Carlisle United are as “confident as can be” that the return of 2,000 fans to Brunton Park will go successfully.

The Salford game tomorrow night will see the Blues welcome some of their supporters back to the ground under new Tier 2 Covid-19 rules.

Season ticket holders, plus another 300 fans who bought general sale tickets today, are looking forward to the long-awaited chance to cheer on Chris Beech’s team in person.

The Blues are now finalising their plans for the evening, with September’s test game – when 1,000 fans watched United against Southend – proving useful preparation.

Chief executive Nigel Clibbens said today: “We’re as confident as we can be – based on the experience last time.

“Going from zero to 2,000, with all the requirements, would be difficult and isn’t a position I’d like us to be in.

“But having been through it [in September], it’s different.

“There are things we thought would be issues last time that didn’t turn out to be. Other things emerged, and we’re able to learn from that.

“This time, for instance, we’re taking steps to help with things like toilet areas, whereas before, one issue we expected was exit and entry into the stadium, but that passed a lot better than we thought.

“You only find things like that out by actually experiencing it.

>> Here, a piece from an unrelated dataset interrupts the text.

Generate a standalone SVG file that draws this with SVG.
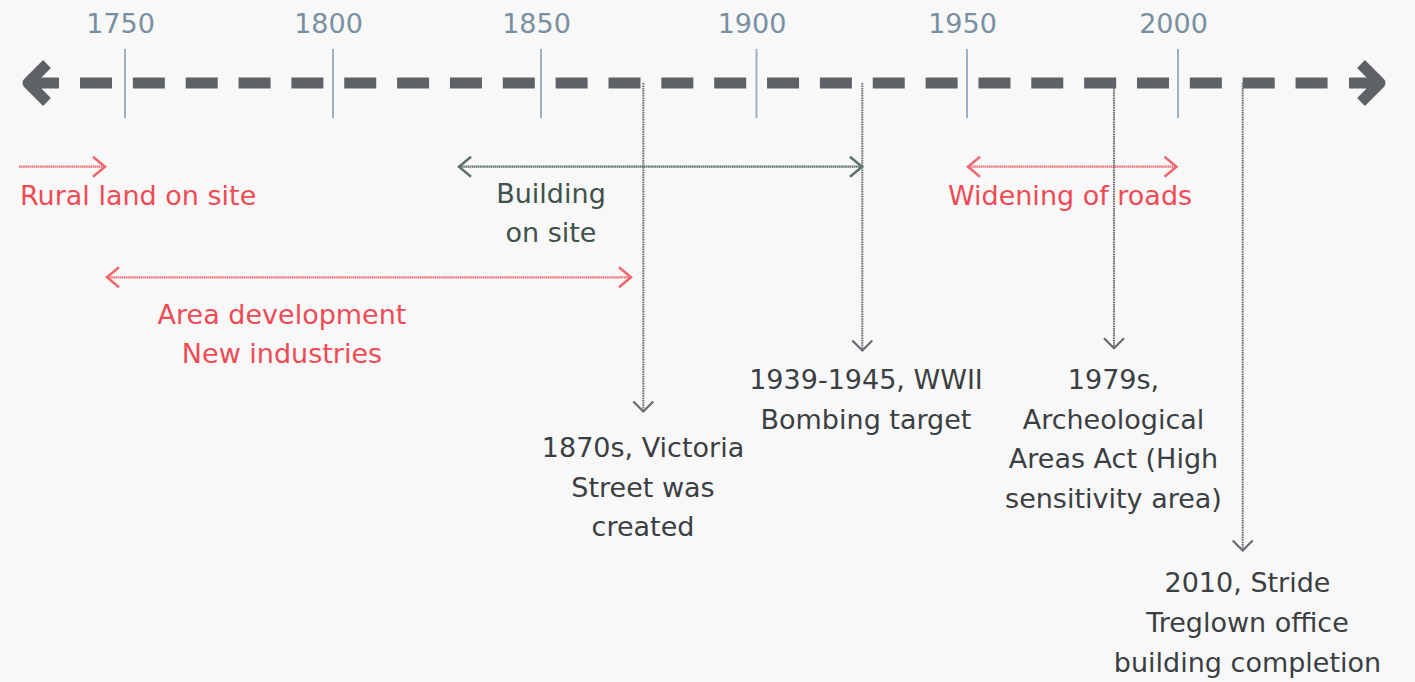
<svg xmlns="http://www.w3.org/2000/svg" width="1415" height="682" viewBox="0 0 1415 682">
  <style>
    text { font-family: "DejaVu Sans", "Liberation Sans", sans-serif; font-size: 27px; }
    .year { fill: #7890a2; text-anchor: middle; }
    .tick { stroke: #9cb0bf; stroke-width: 2; }
    .axis { fill: none; stroke: #5e6266; stroke-width: 11; }
    .red { fill: #ef4b54; }
    .green { fill: #3e5249; }
    .dark { fill: #3b3f42; }
    .mid { text-anchor: middle; }
    .span-red { fill: none; stroke: #f0727a; stroke-width: 2.3; stroke-dasharray: 1.6 0.5; }
    .span-green { fill: none; stroke: #61726b; stroke-width: 2.3; stroke-dasharray: 1.6 0.5; }
    .drop { fill: none; stroke: #6b6f73; stroke-width: 2; stroke-dasharray: 1.6 0.8; }
  </style>
  <defs>
    <marker id="head-red" viewBox="-15 -12 18 24" markerWidth="18" markerHeight="24" refX="0" refY="0" markerUnits="userSpaceOnUse" orient="auto-start-reverse">
      <path d="M-12,-10 L0,0 L-12,10" fill="none" stroke="#f0676d" stroke-width="2.5"/>
    </marker>
    <marker id="head-green" viewBox="-15 -12 18 24" markerWidth="18" markerHeight="24" refX="0" refY="0" markerUnits="userSpaceOnUse" orient="auto-start-reverse">
      <path d="M-12,-10 L0,0 L-12,10" fill="none" stroke="#5f706a" stroke-width="2.5"/>
    </marker>
    <marker id="head-gray" viewBox="-13 -12 16 24" markerWidth="16" markerHeight="24" refX="0" refY="0" markerUnits="userSpaceOnUse" orient="auto">
      <path d="M-10,-10 L0,0 L-10,10" fill="none" stroke="#676b6f" stroke-width="2.2"/>
    </marker>
  </defs>

  <rect width="1415" height="682" fill="#f8f8f8"/>

  <!-- time axis -->
  <g id="axis">
    <path class="axis" d="M80,83 H1328" stroke-dasharray="32 20.85"/>
    <path class="axis" d="M59,83 H28 M47,64 L28,83 L47,102" stroke-linejoin="round"/>
    <path class="axis" d="M1349,83 H1380 M1361,64 L1380,83 L1361,102" stroke-linejoin="round"/>
    <line class="tick" x1="125" y1="49" x2="125" y2="118"/>
    <line class="tick" x1="333" y1="49" x2="333" y2="118"/>
    <line class="tick" x1="541" y1="49" x2="541" y2="118"/>
    <line class="tick" x1="756.5" y1="49" x2="756.5" y2="118"/>
    <line class="tick" x1="967" y1="49" x2="967" y2="118"/>
    <line class="tick" x1="1178" y1="49" x2="1178" y2="118"/>
    <text class="year" x="120.5" y="33">1750</text>
    <text class="year" x="328.5" y="33">1800</text>
    <text class="year" x="536.5" y="33">1850</text>
    <text class="year" x="752" y="33">1900</text>
    <text class="year" x="962.5" y="33">1950</text>
    <text class="year" x="1173.5" y="33">2000</text>
  </g>

  <!-- connectors: period spans and event drops -->
  <g id="connectors">
    <path class="span-red" d="M19,166.7 H105" marker-end="url(#head-red)"/>
    <path class="span-green" d="M459,166.7 H862" marker-start="url(#head-green)" marker-end="url(#head-green)"/>
    <path class="span-red" d="M107,277.3 H631" marker-start="url(#head-red)" marker-end="url(#head-red)"/>
    <path class="span-red" d="M968,166.7 H1176.5" marker-start="url(#head-red)" marker-end="url(#head-red)"/>
    <path class="drop" d="M643.3,83 V411.5" marker-end="url(#head-gray)"/>
    <path class="drop" d="M862.3,83 V350.5" marker-end="url(#head-gray)"/>
    <path class="drop" d="M1114,83 V348.3" marker-end="url(#head-gray)"/>
    <path class="drop" d="M1242.7,83 V550.5" marker-end="url(#head-gray)"/>
  </g>

  <g id="rural-land">
    <text class="red" x="20" y="205">Rural land on site</text>
  </g>
  <g id="building-on-site">
    <text class="green mid" x="551" y="203">Building</text>
    <text class="green mid" x="551" y="242">on site</text>
  </g>
  <g id="area-development">
    <text class="red mid" x="282" y="323.5">Area development</text>
    <text class="red mid" x="282" y="363">New industries</text>
  </g>
  <g id="widening-of-roads">
    <text class="red mid" x="1070" y="204.5">Widening of roads</text>
  </g>
  <g id="victoria-street">
    <text class="dark mid" x="643" y="456.7">1870s, Victoria</text>
    <text class="dark mid" x="643" y="496.5">Street was</text>
    <text class="dark mid" x="643" y="536">created</text>
  </g>
  <g id="wwii">
    <text class="dark mid" x="866" y="389.3">1939-1945, WWII</text>
    <text class="dark mid" x="866" y="428.5">Bombing target</text>
  </g>
  <g id="archaeological-areas-act">
    <text class="dark mid" x="1113.5" y="389.3">1979s,</text>
    <text class="dark mid" x="1113.5" y="428.5">Archeological</text>
    <text class="dark mid" x="1113.5" y="468.3">Areas Act (High</text>
    <text class="dark mid" x="1113.5" y="508.3">sensitivity area)</text>
  </g>
  <g id="stride-treglown">
    <text class="dark mid" x="1247.5" y="591.7">2010, Stride</text>
    <text class="dark mid" x="1247.5" y="631.7">Treglown office</text>
    <text class="dark mid" x="1247.5" y="671.7">building completion</text>
  </g>
</svg>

Hopefully it will be another game that goes smoothly.”

Carlisle will be the first EFL club to play in front of fans this month, as their game kicks off at 7pm, with tomorrow's other five games in the Championship and Leagues One and Two starting at 7.45pm.

The Cumbrians had also been the first to host a league game in front of supporters in September because of the early 1pm kick-off against Southend.

Clibbens said United’s final preparations for tomorrow will include checking the necessary signage and taping is in place in the relevant seating and terracing areas, to ensure social distancing.

Fans are being asked to abide by a code of conduct, with supporters asked to wear face coverings when entering the ground and moving around the stadium, but not when they are in their terrace or seating positions.

Clibbens said of such protocols: “Because we’ve had the benefit of the Southend game, there was a lot of debate about certain things, so we’ve been ahead of the game with our fans.

“All the things like face coverings – we’ve had all those debates already and been through it, and fans are more familiar with the situation as a result.

“The two key issues remain – spread your arrival times, and keep socially distanced as you get into the ground, to minimise risk when you’re out and about.

“And, whenever you’re moving and in close contact with anyone, wear a face covering.

“As a club we’d recommend fans wear face coverings all the time but it’s not mandatory – the key times are moving around the ground, going to the toilet, getting to your space, and queueing.

“The rest of the time, we benefit from having a sizeable site that’s got lots of room for people to get about the place without being really close to each other.

“We’ve been to lots of stadiums where there isn’t a lot of room and that will be difficult for them, but fortunately not for us.”

Clibbens has already suggested that staging a game with 2,000 will not in itself make the club much money, but said it is an important step.

“I’ve consistently said, as I did with the Southend game, that it’s not about individual games but making steps to get back up to near normality, whatever that looks like – closer to the capacity we would normally have. This is another step in that.

“The costs compared to income – we’re looking at it with a wide view. We will gain ticket income, but lose iFollow income, for instance.

“We will gain ticket income, but will have to have a full-cost stadium incurred. As soon as you open three sides of our ground, we’re up to 70 stewards. Whether you’ve got 5,000 fans in or 2,000, it’s the same fixed cost. Those things are all issues we have to balance out.

“Everybody’s hoping these things for us and the wider community will be a success. Coupled with the run-off from the lockdown, some sensible behaviour in the five days before Christmas, that momentum can keep going forward, fingers crossed, and then you’re into vaccine time and hopefully the start of the end.”

Clibbens has also praised the staff who have helped the club sell tickets at short notice in preparation for tomorrow’s game.

He said: “One challenge on the ticketing side has been dealing with all the fans who’d previously purchased a season-ticket and asked for a refund, and been paid a refund, and who now want their same seat back.

“I would like to thank those fans and everyone else for their patience.

“Staff who’d previously been furloughed, the week before, we’ve had to ask to come in and work overtime. One minute they’re thinking there isn’t enough work to keep them busy, the next Suzanne [Kidd, finance director] and myself are then asking them if they come in and work the weekend.

“It shows the spirit and quality of the people that we’ve got here, and how lucky we are to have them, that no-one batted an eyelid. Everyone was here, put a full day in on Saturday, and another full day on Sunday.

“When the flexi-furlough was changed and rolled forward to March, we had to take advantage of that to secure employment. Especially in places like the ticket office and commercial office, we’ve been flexi-furloughing people – asking them to reduce their number of days but if things change, we need the capability to ask them to come back.

“It’s not ideal. It’s the worst of all worlds in that there’s no certainty but there’s still an expectation that if called upon people will step in. We’re grateful that they have.”

Carlisle have added that any season-ticket holder who has not received their season card by the normal post delivery time on Wednesday should contact the club.